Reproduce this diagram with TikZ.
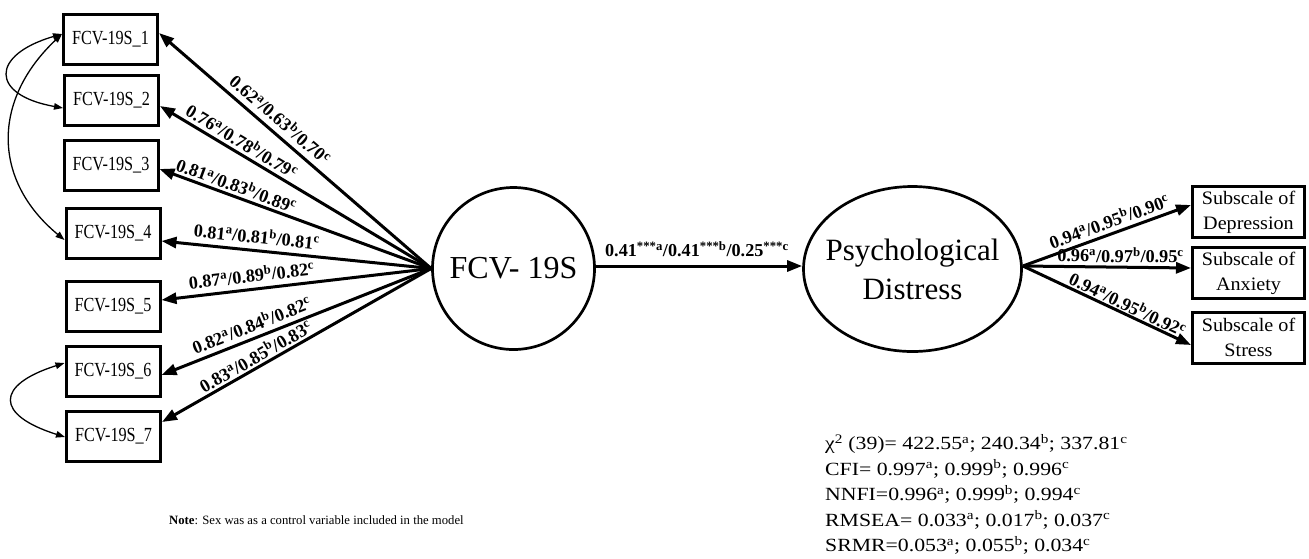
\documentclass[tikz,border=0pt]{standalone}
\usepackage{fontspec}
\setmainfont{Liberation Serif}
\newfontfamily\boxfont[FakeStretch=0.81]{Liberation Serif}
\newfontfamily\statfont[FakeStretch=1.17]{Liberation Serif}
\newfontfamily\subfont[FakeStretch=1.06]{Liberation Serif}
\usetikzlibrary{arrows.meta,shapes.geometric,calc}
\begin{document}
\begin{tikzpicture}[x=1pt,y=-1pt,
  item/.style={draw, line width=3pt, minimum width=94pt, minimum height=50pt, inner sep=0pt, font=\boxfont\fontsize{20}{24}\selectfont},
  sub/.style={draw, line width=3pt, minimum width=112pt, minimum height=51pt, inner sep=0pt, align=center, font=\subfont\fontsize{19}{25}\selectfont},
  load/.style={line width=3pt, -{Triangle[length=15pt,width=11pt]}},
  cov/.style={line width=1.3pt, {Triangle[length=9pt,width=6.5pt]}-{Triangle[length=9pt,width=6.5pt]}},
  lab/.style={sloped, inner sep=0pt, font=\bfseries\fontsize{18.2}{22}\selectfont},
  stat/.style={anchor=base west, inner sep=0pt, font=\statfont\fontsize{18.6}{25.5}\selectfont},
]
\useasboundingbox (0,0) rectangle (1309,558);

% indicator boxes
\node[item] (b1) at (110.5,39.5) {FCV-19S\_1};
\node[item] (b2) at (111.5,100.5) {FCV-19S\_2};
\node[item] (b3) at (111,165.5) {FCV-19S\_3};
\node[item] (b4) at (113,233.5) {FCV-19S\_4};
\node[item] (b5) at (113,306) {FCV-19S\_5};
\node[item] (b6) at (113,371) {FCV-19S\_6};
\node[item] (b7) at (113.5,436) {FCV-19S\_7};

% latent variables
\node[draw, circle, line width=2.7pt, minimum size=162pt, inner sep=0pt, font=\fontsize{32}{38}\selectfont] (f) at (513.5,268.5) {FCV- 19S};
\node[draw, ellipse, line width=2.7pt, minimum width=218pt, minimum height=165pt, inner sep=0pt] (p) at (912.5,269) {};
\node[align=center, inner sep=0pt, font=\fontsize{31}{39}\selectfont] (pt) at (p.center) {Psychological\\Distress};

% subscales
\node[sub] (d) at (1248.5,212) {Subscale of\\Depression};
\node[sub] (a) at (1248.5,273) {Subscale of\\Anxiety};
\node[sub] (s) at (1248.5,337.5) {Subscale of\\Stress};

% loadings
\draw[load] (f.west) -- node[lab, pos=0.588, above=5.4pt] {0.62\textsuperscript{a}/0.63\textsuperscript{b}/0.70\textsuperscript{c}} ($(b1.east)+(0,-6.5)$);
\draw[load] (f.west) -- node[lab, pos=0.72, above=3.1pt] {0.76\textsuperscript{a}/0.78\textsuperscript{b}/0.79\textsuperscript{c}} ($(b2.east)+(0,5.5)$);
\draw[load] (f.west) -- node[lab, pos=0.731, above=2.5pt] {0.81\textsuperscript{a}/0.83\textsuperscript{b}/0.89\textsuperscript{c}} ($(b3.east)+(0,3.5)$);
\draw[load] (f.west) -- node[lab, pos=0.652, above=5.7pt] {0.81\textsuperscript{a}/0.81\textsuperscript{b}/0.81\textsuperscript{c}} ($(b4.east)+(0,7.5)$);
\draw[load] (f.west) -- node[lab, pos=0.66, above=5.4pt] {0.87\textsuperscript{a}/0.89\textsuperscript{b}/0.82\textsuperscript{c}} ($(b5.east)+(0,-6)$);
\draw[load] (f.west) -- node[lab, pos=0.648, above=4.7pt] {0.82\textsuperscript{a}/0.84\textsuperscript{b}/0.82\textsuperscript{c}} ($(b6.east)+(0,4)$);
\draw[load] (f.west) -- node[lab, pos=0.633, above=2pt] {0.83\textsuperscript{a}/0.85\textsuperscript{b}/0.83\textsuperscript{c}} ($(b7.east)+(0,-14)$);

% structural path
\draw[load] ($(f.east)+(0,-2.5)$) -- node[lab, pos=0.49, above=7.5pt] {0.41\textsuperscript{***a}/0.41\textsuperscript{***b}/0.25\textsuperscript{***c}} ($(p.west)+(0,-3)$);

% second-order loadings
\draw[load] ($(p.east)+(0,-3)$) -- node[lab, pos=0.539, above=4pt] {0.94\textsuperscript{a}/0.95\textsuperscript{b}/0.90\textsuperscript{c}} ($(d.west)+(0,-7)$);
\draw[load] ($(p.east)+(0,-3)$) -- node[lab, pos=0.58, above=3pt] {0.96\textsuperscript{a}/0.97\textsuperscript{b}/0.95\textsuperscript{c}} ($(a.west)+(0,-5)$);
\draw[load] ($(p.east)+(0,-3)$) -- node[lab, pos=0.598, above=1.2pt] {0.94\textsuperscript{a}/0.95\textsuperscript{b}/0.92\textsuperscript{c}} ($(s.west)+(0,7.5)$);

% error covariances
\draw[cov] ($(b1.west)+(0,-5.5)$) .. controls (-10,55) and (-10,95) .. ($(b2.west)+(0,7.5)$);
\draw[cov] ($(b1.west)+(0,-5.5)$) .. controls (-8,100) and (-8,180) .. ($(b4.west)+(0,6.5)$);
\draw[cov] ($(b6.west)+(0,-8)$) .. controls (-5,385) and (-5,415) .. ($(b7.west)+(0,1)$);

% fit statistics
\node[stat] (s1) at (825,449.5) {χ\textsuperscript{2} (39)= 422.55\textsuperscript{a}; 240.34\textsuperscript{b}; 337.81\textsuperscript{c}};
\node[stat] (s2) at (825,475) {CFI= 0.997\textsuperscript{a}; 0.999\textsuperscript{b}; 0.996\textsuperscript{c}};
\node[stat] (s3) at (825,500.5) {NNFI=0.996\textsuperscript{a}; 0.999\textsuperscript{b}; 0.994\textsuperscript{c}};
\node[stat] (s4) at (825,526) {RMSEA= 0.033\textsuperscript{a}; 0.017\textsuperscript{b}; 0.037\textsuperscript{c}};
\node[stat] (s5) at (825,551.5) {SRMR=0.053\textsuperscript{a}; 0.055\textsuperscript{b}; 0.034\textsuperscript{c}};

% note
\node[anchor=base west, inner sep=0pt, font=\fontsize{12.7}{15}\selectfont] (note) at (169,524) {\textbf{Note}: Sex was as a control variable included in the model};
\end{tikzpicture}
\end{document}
--- --- ---
Your task is to return the lines above, from the first one up to and including the line containing "(0,0) rectangle (1309,558);", minus any pictures.

SOLUTION TO THIS TASK |
Reproduce this diagram with TikZ.
\documentclass[tikz,border=0pt]{standalone}
\usepackage{fontspec}
\setmainfont{Liberation Serif}
\newfontfamily\boxfont[FakeStretch=0.81]{Liberation Serif}
\newfontfamily\statfont[FakeStretch=1.17]{Liberation Serif}
\newfontfamily\subfont[FakeStretch=1.06]{Liberation Serif}
\usetikzlibrary{arrows.meta,shapes.geometric,calc}
\begin{document}
\begin{tikzpicture}[x=1pt,y=-1pt,
  item/.style={draw, line width=3pt, minimum width=94pt, minimum height=50pt, inner sep=0pt, font=\boxfont\fontsize{20}{24}\selectfont},
  sub/.style={draw, line width=3pt, minimum width=112pt, minimum height=51pt, inner sep=0pt, align=center, font=\subfont\fontsize{19}{25}\selectfont},
  load/.style={line width=3pt, -{Triangle[length=15pt,width=11pt]}},
  cov/.style={line width=1.3pt, {Triangle[length=9pt,width=6.5pt]}-{Triangle[length=9pt,width=6.5pt]}},
  lab/.style={sloped, inner sep=0pt, font=\bfseries\fontsize{18.2}{22}\selectfont},
  stat/.style={anchor=base west, inner sep=0pt, font=\statfont\fontsize{18.6}{25.5}\selectfont},
]
\useasboundingbox (0,0) rectangle (1309,558);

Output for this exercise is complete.